Synopsis from Amazon: Fourteen-year-old Stark McClellan (nicknamed Stick because he's tall and thin) is bullied for being "deformed" - he was born with only one ear. His older brother Bosten is always there to defend Stick. But the boys can't defend one another from their abusive parents. When Stick realizes Bosten is gay, he knows that to survive his father's anger, Bosten must leave home. Stick has to find his brother, or he will never feel whole again. In his search, he will encounter good people, bad people, and people who are simply indifferent to kids from the wrong side of the tracks. But he never loses hope of finding love - and his brother.

This is a subtle book beautifully written, sensitive, and innocent. But what I like more than anything are two things Andrew does: 1) His uncanny ability to write from the perspective of fourteen-year-old Stick. It is his trademark as a writer - to be able to get inside the heads of these protagonists. There are no wrong turns in the story because Stick does what he needs to - nothing more and nothing less. This is an incredible feat of writing. The second thing that Andrew does that makes him stand out is write beautiful prose. Some writers write pretty words but you notice them because they write that way for the sake of writing that way. Andrew crafts every sentence and every sentence sings as part of a larger tapestry that is his novel. His prose seems effortless and his narrative flows without a hitch because of it.
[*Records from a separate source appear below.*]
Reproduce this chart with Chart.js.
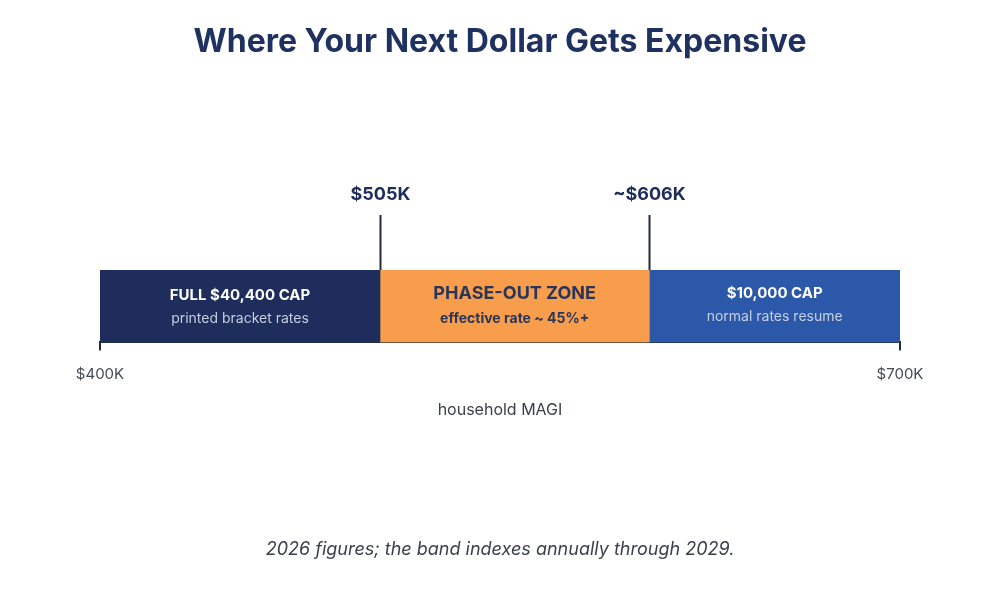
<!DOCTYPE html>
<html>
<head>
<meta charset="utf-8">
<script src="https://cdn.jsdelivr.net/npm/chart.js@4.4.1/dist/chart.umd.min.js"></script>
<style>
html,body{margin:0;padding:0;background:#fff;}
#wrap{width:1000px;height:600px;}
</style>
</head>
<body>
<div id="wrap"><canvas id="c" width="1000" height="600"></canvas></div>
<script>
const FONT = "Inter, 'Noto Sans', sans-serif";
const categories = ["household MAGI"];
const segmentNames = ["FULL $40,400 CAP", "PHASE-OUT ZONE", "$10,000 CAP"];
const segmentNotes = ["printed bracket rates", "effective rate ~ 45%+", "normal rates resume"];
const segmentStarts = [400, 505, 606];
const segmentEnds = [505, 606, 700];
const segmentColors = ["#1f2d5c", "#f79d4b", "#2b58a8"];
const markerValues = [505, 606];
const markerLabels = ["$505K", "~$606K"];
const tickValues = [400, 700];
const tickLabels = ["$400K", "$700K"];

const datasets = segmentNames.map((n, i) => ({
  label: n,
  data: [[segmentStarts[i], segmentEnds[i]]],
  backgroundColor: segmentColors[i],
  borderWidth: 0,
  borderSkipped: false,
  barPercentage: 1,
  categoryPercentage: 1,
  grouped: false
}));

const textStyles = [
  {title: "#ffffff", note: "#c5cce0", tSize: 15, nSize: 14, nBold: false, tY: -10.5, nY: 12.5},
  {title: "#2a3558", note: "#2a3558", tSize: 18, nSize: 14, nBold: true, tY: -13, nY: 12.5},
  {title: "#ffffff", note: "#c5cfe6", tSize: 15, nSize: 14, nBold: false, tY: -12.5, nY: 10.5}
];

const overlay = {
  id: 'overlay',
  afterDatasetsDraw(chart) {
    const ctx = chart.ctx;
    const x = chart.scales.x;
    const area = chart.chartArea;
    const mid = (area.top + area.bottom) / 2;
    ctx.save();
    ctx.textAlign = 'center';
    ctx.textBaseline = 'middle';
    segmentNames.forEach((n, i) => {
      const cx = (x.getPixelForValue(segmentStarts[i]) + x.getPixelForValue(segmentEnds[i])) / 2;
      const s = textStyles[i];
      ctx.fillStyle = s.title;
      ctx.font = "700 " + s.tSize + "px " + FONT;
      ctx.fillText(n, cx, mid + s.tY);
      ctx.fillStyle = s.note;
      ctx.font = (s.nBold ? "700 " : "400 ") + s.nSize + "px " + FONT;
      ctx.fillText(segmentNotes[i], cx, mid + s.nY);
    });
    markerValues.forEach((v, i) => {
      const px = Math.round(x.getPixelForValue(v)) + 0.5;
      ctx.strokeStyle = "#222a3a";
      ctx.lineWidth = 2;
      ctx.beginPath();
      ctx.moveTo(px, area.top - 55);
      ctx.lineTo(px, area.top);
      ctx.stroke();
      ctx.fillStyle = "#1f2d5c";
      ctx.font = "700 18px " + FONT;
      ctx.fillText(markerLabels[i], px, area.top - 75);
    });
    ctx.restore();
  }
};

new Chart(document.getElementById('c'), {
  type: 'bar',
  data: {labels: categories, datasets: datasets},
  options: {
    indexAxis: 'y',
    responsive: false,
    animation: false,
    devicePixelRatio: 1,
    layout: {padding: {left: 100, right: 100, top: 0, bottom: 0}},
    plugins: {
      legend: {display: false},
      tooltip: {enabled: false},
      title: {
        display: true,
        text: "Where Your Next Dollar Gets Expensive",
        color: "#1f3160",
        font: {family: FONT, size: 32, weight: '700', lineHeight: 1.2},
        padding: {top: 23, bottom: 208.6}
      },
      subtitle: {
        display: true,
        position: 'bottom',
        text: "2026 figures; the band indexes annually through 2029.",
        color: "#3a3f4a",
        font: {family: FONT, size: 18, style: 'italic', lineHeight: 1.2},
        padding: {top: 0, bottom: 39.2}
      }
    },
    scales: {
      y: {display: false},
      x: {
        type: 'linear',
        min: 400,
        max: 700,
        afterBuildTicks(scale) { scale.ticks = tickValues.map(v => ({value: v})); },
        grid: {drawOnChartArea: false, drawTicks: true, tickLength: 8, color: "#222a3a", lineWidth: 2},
        border: {display: true, color: "#222a3a", width: 2},
        ticks: {
          padding: 15,
          color: "#444a55",
          font: {family: FONT, size: 15},
          autoSkip: false,
          maxRotation: 0,
          callback(v) { const i = tickValues.indexOf(v); return i >= 0 ? tickLabels[i] : ''; }
        },
        title: {
          display: true,
          text: "household MAGI",
          color: "#3a3f4a",
          font: {family: FONT, size: 16},
          padding: {top: 2, bottom: 119.6}
        }
      }
    }
  },
  plugins: [overlay]
});
</script>
</body>
</html>
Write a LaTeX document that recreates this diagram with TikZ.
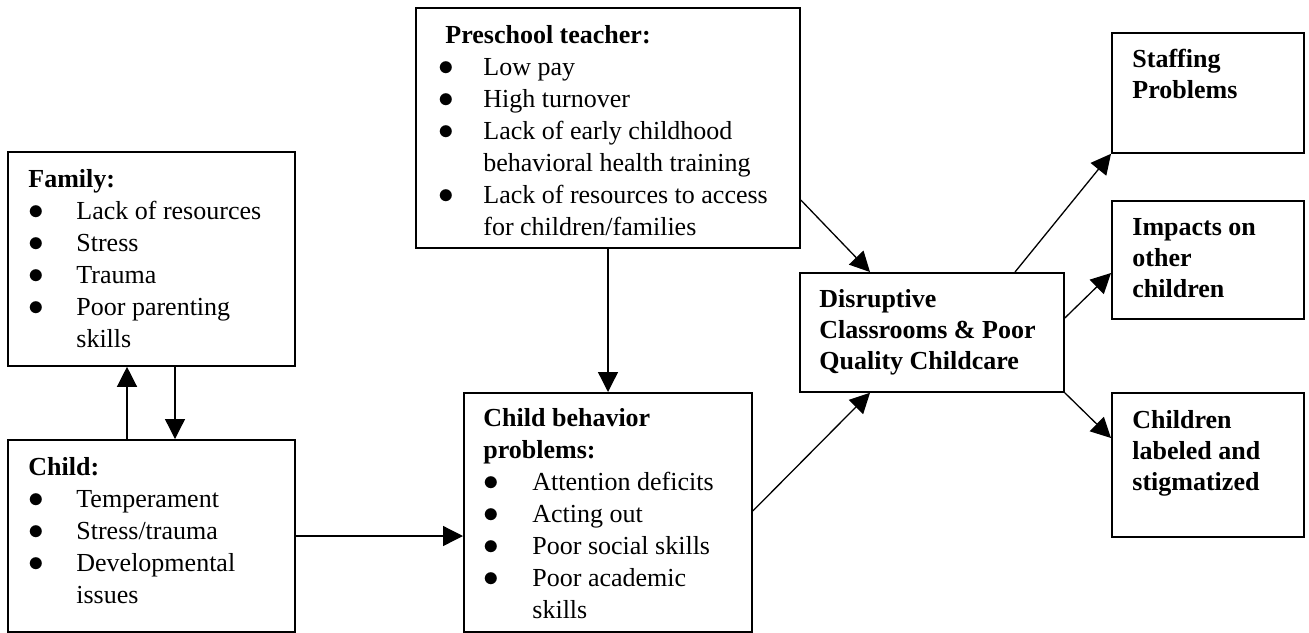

And this is not just the way he writes Stick's thoughts, jumbled up sometimes and filled with holes another as if the words bang around inside and can't exit - an ingenious technique he uses to show how Stick hears and perceives the world.

Here's one of my favorites: "And none of what happened to us would ever make sense if I didn't let the biggest monsters that swarm in my head come up and reveal their teeth there is no love in our house only rules." When you read the context for this it will blow you away. In the land of realistic fiction for young adults, Andrew Smith is king.